Theranos promised a medical testing device that made a single drop of blood from your finger more precise than a painful old-school syringe in your vein. What patients ended up using was so inaccurate it put their health in jeopardy.
“The Inventor: Out For Blood In Silicon Valley” juxtaposes truthful interviews with the employees who eventually rebelled against Holmes with footage and media appearances of her blatantly lying to the world. It manages to stick to the emotion of the story rather than getting lost in the scientific discrepancies of Theranos’ deception.
The film opens and closes with close-ups of Holmes, demonstrating how the facts change her same gleaming smile and big blue eyes from the face of innovative potential to that of a sociopathic criminal. “I don’t have many secrets” she tells the camera at the start.

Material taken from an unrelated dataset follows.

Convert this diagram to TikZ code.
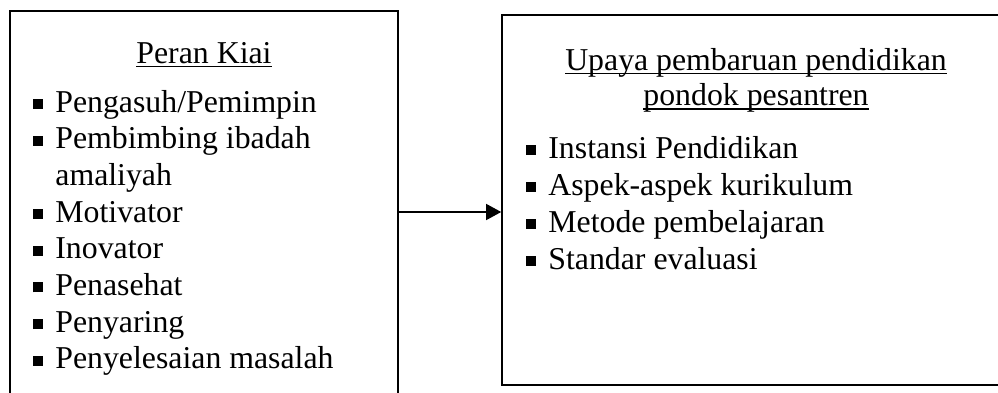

Though the film mentions early that her $9 billion-plus valuation company would wind up worth less than zero, it does a keen job of building empathy for her that it can tear down later. You see her tell sob stories of death in the family and repeat her line about building an end to having to say goodbye to loved ones too soon. You hear how she’s terrified of needles and how growing up, “my best friends were books.”

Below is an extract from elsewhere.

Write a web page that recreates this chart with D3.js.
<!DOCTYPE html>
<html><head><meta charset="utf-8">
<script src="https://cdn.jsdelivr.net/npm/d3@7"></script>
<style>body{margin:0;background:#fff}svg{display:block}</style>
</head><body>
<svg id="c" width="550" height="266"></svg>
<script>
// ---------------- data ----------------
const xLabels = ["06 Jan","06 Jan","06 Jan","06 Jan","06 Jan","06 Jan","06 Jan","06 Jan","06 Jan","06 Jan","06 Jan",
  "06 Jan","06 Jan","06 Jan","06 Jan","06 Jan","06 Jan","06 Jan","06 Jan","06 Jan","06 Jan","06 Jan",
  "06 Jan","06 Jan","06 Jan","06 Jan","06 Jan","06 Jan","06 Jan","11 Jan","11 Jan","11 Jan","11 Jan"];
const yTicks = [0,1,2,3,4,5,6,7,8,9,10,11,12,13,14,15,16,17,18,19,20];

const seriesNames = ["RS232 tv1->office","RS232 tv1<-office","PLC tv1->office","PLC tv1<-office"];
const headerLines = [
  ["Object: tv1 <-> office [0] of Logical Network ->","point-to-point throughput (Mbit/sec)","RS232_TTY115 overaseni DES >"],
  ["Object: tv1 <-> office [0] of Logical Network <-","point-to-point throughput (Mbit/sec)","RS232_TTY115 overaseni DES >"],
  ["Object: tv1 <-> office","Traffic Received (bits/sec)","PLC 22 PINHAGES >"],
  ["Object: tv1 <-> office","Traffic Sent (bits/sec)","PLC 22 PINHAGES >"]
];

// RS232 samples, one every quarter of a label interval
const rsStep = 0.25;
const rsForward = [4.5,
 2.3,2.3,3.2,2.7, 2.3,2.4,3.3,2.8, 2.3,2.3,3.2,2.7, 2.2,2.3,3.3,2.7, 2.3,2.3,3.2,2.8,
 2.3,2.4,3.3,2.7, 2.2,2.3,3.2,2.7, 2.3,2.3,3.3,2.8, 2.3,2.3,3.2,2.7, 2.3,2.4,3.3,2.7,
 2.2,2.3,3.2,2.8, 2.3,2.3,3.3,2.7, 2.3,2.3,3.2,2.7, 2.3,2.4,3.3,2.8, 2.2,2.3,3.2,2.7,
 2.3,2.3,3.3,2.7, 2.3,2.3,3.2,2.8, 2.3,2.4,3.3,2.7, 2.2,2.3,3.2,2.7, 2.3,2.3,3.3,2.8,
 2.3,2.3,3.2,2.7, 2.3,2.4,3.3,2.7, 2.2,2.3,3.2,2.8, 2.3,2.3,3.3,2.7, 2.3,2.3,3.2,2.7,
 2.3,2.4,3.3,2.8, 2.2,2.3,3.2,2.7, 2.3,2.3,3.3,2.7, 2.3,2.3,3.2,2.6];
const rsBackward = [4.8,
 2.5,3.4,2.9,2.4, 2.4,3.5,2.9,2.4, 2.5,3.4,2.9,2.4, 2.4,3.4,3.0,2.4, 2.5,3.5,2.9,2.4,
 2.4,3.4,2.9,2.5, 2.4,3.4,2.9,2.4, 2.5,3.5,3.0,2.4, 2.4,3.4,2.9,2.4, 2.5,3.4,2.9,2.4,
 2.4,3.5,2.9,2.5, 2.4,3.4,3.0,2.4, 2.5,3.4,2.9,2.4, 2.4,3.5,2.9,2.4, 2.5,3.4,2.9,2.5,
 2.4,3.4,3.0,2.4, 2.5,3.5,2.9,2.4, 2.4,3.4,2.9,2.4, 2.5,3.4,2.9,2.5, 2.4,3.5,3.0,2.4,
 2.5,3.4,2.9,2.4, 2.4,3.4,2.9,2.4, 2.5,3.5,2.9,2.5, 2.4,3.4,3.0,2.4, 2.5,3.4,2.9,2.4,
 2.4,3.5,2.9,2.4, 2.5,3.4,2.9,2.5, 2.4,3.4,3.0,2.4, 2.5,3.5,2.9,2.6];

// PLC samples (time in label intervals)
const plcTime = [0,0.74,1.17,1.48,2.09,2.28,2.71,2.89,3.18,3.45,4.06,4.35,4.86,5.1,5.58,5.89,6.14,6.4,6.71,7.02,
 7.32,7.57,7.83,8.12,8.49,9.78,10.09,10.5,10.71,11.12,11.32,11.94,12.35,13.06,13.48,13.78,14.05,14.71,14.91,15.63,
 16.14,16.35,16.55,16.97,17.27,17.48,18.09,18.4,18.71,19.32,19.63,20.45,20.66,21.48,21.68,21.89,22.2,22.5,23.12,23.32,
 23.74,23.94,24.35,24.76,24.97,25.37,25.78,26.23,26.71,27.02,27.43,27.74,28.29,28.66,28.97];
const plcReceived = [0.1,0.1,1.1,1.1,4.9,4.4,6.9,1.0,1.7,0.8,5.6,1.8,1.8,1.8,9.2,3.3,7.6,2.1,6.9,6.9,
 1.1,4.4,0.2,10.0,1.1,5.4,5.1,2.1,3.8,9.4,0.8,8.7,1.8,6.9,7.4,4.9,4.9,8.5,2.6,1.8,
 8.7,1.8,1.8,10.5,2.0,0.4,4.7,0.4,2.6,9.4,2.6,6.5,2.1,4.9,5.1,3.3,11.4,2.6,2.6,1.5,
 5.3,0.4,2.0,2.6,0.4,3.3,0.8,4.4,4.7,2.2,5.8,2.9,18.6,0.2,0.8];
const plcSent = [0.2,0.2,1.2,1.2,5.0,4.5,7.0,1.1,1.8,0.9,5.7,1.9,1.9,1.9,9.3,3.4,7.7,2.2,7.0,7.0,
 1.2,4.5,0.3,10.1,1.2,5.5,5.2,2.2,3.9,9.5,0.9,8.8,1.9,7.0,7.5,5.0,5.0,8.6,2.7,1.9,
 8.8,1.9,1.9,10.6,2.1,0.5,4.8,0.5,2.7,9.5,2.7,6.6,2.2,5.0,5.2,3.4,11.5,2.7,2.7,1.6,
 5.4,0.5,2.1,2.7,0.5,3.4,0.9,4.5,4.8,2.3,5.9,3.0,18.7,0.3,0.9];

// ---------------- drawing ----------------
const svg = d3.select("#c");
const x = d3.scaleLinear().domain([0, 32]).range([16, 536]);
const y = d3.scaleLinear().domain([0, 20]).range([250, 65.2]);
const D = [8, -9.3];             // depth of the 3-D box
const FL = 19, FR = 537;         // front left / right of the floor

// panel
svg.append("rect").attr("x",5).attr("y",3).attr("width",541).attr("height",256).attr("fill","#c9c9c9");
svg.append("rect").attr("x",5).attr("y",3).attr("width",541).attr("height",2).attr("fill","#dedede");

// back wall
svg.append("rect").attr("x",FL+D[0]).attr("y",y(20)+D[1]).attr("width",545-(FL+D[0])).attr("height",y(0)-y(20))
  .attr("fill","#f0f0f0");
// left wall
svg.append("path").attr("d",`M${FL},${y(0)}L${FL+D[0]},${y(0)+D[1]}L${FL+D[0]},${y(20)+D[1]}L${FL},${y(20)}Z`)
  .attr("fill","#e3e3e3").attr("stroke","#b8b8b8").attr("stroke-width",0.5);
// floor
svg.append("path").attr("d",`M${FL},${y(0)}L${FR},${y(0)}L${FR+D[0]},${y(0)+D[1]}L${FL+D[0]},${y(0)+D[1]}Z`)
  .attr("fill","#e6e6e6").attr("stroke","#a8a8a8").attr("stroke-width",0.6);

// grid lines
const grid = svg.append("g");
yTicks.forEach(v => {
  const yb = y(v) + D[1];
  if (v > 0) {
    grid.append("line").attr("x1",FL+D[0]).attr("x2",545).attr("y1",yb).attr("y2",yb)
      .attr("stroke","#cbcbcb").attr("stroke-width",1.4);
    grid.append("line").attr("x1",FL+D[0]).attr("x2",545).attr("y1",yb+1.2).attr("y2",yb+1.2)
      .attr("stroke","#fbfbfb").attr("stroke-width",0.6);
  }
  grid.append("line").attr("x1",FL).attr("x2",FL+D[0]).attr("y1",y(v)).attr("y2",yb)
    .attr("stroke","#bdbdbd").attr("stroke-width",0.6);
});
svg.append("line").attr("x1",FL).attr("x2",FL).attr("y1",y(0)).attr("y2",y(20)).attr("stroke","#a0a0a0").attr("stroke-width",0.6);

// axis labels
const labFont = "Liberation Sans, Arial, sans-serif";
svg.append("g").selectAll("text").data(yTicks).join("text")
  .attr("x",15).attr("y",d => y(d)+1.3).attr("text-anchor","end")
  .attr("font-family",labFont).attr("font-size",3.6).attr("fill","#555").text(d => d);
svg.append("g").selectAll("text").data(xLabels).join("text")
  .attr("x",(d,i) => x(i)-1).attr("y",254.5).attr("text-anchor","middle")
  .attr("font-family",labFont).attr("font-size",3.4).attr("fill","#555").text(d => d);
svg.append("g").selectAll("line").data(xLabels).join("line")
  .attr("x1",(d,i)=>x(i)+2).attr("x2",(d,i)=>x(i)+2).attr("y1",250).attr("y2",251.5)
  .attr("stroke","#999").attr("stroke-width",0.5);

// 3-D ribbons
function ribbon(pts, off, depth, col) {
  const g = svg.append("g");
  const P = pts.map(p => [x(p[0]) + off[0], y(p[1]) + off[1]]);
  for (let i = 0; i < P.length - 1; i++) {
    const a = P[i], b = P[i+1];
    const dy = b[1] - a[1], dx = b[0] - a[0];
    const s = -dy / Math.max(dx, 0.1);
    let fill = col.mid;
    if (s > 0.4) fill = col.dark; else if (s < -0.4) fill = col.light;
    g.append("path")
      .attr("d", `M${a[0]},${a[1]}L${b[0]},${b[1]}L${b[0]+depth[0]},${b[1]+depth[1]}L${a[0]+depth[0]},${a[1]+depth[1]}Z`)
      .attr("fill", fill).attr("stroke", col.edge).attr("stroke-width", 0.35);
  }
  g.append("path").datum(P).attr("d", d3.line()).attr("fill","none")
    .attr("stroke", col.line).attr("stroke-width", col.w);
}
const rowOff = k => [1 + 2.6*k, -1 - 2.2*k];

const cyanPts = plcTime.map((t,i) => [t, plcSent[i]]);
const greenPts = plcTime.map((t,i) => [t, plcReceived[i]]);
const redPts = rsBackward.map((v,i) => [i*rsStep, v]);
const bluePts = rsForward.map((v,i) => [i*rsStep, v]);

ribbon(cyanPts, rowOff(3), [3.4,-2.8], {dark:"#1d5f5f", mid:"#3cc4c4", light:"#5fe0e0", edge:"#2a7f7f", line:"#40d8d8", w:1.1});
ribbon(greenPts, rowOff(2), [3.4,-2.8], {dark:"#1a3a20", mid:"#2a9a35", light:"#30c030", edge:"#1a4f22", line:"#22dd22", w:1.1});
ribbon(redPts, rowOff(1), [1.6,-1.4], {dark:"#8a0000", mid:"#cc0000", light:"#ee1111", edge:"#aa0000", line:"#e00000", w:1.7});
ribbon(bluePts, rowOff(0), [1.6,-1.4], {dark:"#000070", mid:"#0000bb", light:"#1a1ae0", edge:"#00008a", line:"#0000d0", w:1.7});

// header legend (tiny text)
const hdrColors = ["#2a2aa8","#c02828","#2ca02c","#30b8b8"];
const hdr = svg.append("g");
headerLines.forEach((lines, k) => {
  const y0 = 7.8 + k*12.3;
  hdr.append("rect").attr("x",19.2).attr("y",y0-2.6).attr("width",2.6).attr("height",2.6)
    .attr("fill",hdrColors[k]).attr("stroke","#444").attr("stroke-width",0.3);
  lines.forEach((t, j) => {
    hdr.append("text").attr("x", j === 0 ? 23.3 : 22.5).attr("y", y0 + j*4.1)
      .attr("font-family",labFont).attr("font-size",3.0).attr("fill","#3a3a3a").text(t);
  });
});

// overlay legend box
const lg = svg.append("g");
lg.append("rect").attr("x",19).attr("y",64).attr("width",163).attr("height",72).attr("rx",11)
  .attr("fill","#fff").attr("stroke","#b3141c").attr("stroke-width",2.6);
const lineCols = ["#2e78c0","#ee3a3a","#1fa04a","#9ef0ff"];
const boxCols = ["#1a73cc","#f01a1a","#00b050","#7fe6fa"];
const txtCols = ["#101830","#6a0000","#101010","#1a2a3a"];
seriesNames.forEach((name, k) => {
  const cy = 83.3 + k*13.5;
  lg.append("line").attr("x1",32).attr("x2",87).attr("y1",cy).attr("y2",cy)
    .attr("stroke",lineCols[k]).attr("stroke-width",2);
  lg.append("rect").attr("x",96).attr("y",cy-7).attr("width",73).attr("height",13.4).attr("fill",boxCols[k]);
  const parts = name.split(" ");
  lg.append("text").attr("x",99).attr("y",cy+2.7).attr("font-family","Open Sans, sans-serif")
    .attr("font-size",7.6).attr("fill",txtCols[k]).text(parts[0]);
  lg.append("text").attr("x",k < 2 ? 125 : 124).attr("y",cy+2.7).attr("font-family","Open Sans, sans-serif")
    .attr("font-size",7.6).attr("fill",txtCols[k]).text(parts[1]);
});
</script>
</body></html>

But then cracks start to emerge as old powerful men from professors to former cabinet members faun over Holmes and become enthralled in her cult of personality as validation snowballs. Oscar-winning director Alex Gibney has a knack for creeping dread from his experience making “Enron: The Smartest Guys In The Room” and “Going Clear: Scientology and the Prison of Belief.” He portrays Holmes’ delusions of grandeur with shots of her portrait beside those of Archimedes, Beethoven, and her idol Steve Jobs.